Peers? There’s something of Swedish heavy metal titans Ghost’s stately metal elegance about Everything Is OK, and yet it’s not without a sense of fun or humour. The synth-led opening bars of “Into The Grave” recall Tool’s calliope intermissions on their landmark 1996 album, Aenima, for example. And whilst Servers never venture into their extended progressive explorations, there’s also something of Tool’s rhythmic dynamism to Storrar and Co’s new material. Queens Of The Stone Age and Killing Joke are surely influences, too.

But it would seem perverse to spend any more time making comparisons in relation to a band that stand squarely on no-one’s feet but their own. Servers are one-of-a-kind; a unique prospect in British metal, and in Everything Is OK they have created a more than worthy successor to their already impressive debut; an album of subtle progression, devastating thematic heft and breathtaking heavy music.

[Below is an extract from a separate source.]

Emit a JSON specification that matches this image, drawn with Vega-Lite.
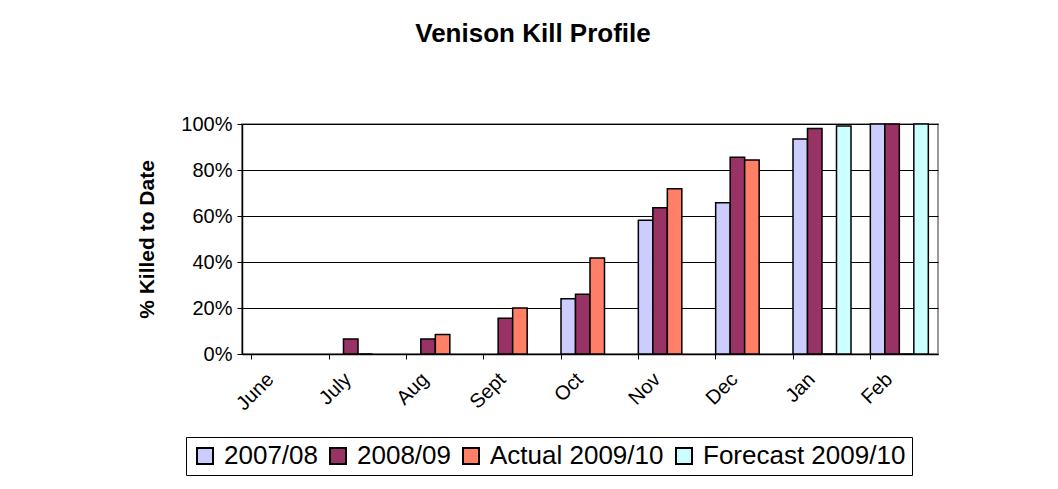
{
  "$schema": "https://vega.github.io/schema/vega-lite/v6.json",
  "width": 696,
  "height": 230,
  "autosize": {"type": "none"},
  "padding": {"left": 242, "top": 124, "right": 120, "bottom": 135},
  "background": "white",
  "title": {
    "text": "Venison Kill Profile",
    "fontSize": 26,
    "fontWeight": "bold",
    "font": "Liberation Sans",
    "color": "#000",
    "anchor": "middle",
    "frame": "group",
    "dx": -57,
    "offset": 67
  },
  "data": {
    "values": [
      {"month": "July", "series": "2008/09", "value": 0.065},
      {"month": "July", "series": "Actual 2009/10", "value": 0},
      {"month": "Aug", "series": "2008/09", "value": 0.065},
      {"month": "Aug", "series": "Actual 2009/10", "value": 0.085},
      {"month": "Sept", "series": "2008/09", "value": 0.155},
      {"month": "Sept", "series": "Actual 2009/10", "value": 0.2},
      {"month": "Oct", "series": "2007/08", "value": 0.24},
      {"month": "Oct", "series": "2008/09", "value": 0.26},
      {"month": "Oct", "series": "Actual 2009/10", "value": 0.417},
      {"month": "Nov", "series": "2007/08", "value": 0.582},
      {"month": "Nov", "series": "2008/09", "value": 0.636},
      {"month": "Nov", "series": "Actual 2009/10", "value": 0.719},
      {"month": "Dec", "series": "2007/08", "value": 0.658},
      {"month": "Dec", "series": "2008/09", "value": 0.855},
      {"month": "Dec", "series": "Actual 2009/10", "value": 0.843},
      {"month": "Jan", "series": "2007/08", "value": 0.935},
      {"month": "Jan", "series": "2008/09", "value": 0.98},
      {"month": "Jan", "series": "Actual 2009/10", "value": 0},
      {"month": "Jan", "series": "Forecast 2009/10", "value": 0.991},
      {"month": "Feb", "series": "2007/08", "value": 1.0},
      {"month": "Feb", "series": "2008/09", "value": 1.0},
      {"month": "Feb", "series": "Actual 2009/10", "value": 0},
      {"month": "Feb", "series": "Forecast 2009/10", "value": 1.0}
    ]
  },
  "mark": {"type": "bar", "stroke": "#000", "strokeWidth": 1.5},
  "encoding": {
    "x": {
      "field": "month",
      "type": "nominal",
      "scale": {
        "domain": ["June", "July", "Aug", "Sept", "Oct", "Nov", "Dec", "Jan", "Feb"],
        "paddingInner": 0.25,
        "paddingOuter": 0.125
      },
      "axis": {
        "title": null,
        "labelAngle": -45,
        "labelAlign": "right",
        "labelBaseline": "middle",
        "labelFontSize": 20,
        "labelFont": "Liberation Sans",
        "labelColor": "#000",
        "labelPadding": 17,
        "labelOffset": -10,
        "bandPosition": 0,
        "tickSize": 5,
        "tickColor": "#000",
        "domainColor": "#000",
        "domainWidth": 1.5
      }
    },
    "xOffset": {
      "field": "series",
      "type": "nominal",
      "scale": {"domain": ["2007/08", "2008/09", "Actual 2009/10", "Forecast 2009/10"], "padding": 0}
    },
    "y": {
      "field": "value",
      "type": "quantitative",
      "scale": {"domain": [0, 1], "nice": false},
      "axis": {
        "title": "% Killed to Date",
        "titleFont": "Liberation Sans",
        "titleFontSize": 21,
        "titleFontWeight": "bold",
        "titleColor": "#000",
        "titleAngle": 270,
        "titleX": -95,
        "titleY": 115,
        "titleAlign": "center",
        "titleBaseline": "middle",
        "values": [0, 0.2, 0.4, 0.6, 0.8, 1.0],
        "format": ".0%",
        "labelFont": "Liberation Sans",
        "labelFontSize": 20,
        "labelColor": "#000",
        "labelPadding": 5,
        "tickSize": 5,
        "tickColor": "#000",
        "domainColor": "#000",
        "domainWidth": 1.5,
        "grid": true,
        "gridColor": "#000",
        "gridWidth": 1
      }
    },
    "color": {
      "field": "series",
      "type": "nominal",
      "scale": {
        "domain": ["2007/08", "2008/09", "Actual 2009/10", "Forecast 2009/10"],
        "range": ["#ccccff", "#993366", "#ff8066", "#ccffff"]
      },
      "legend": {
        "title": null,
        "orient": "none",
        "legendX": -56,
        "legendY": 313,
        "direction": "horizontal",
        "columns": 4,
        "gridAlign": "none",
        "symbolType": "square",
        "symbolSize": 256,
        "symbolStrokeColor": "#000",
        "symbolStrokeWidth": 2,
        "labelFont": "Liberation Sans",
        "labelFontSize": 26,
        "labelColor": "#000",
        "labelLimit": 500,
        "labelOffset": 6,
        "columnPadding": 7,
        "padding": 6,
        "strokeColor": "#000",
        "fillColor": "#fff"
      }
    }
  },
  "config": {
    "view": {"stroke": "#999", "strokeWidth": 2}
  }
}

The track listing for Everything Is OK is:

Servers Everything Is OK cover01. “Spells”
02. “My Friends Are Enemies”
03. “To Hell With You”
04. “Unconditional”
05. “Our Lady of Bad Counsel”
06. “Codes”
07. “I Will Make You”
08. “Recklessly Extravagant”
09. “Bodies in the Ground”
10. “Into the Grave”

Servers will launch ‘Everything Is OK’ on Friday the 19th of August at Barnsley Rock & Blues. Support on the night comes from Hands Off Gretel, Awooga and Fear Lies. Tickets are available on the door priced at £5. Doors open at 7:30pm.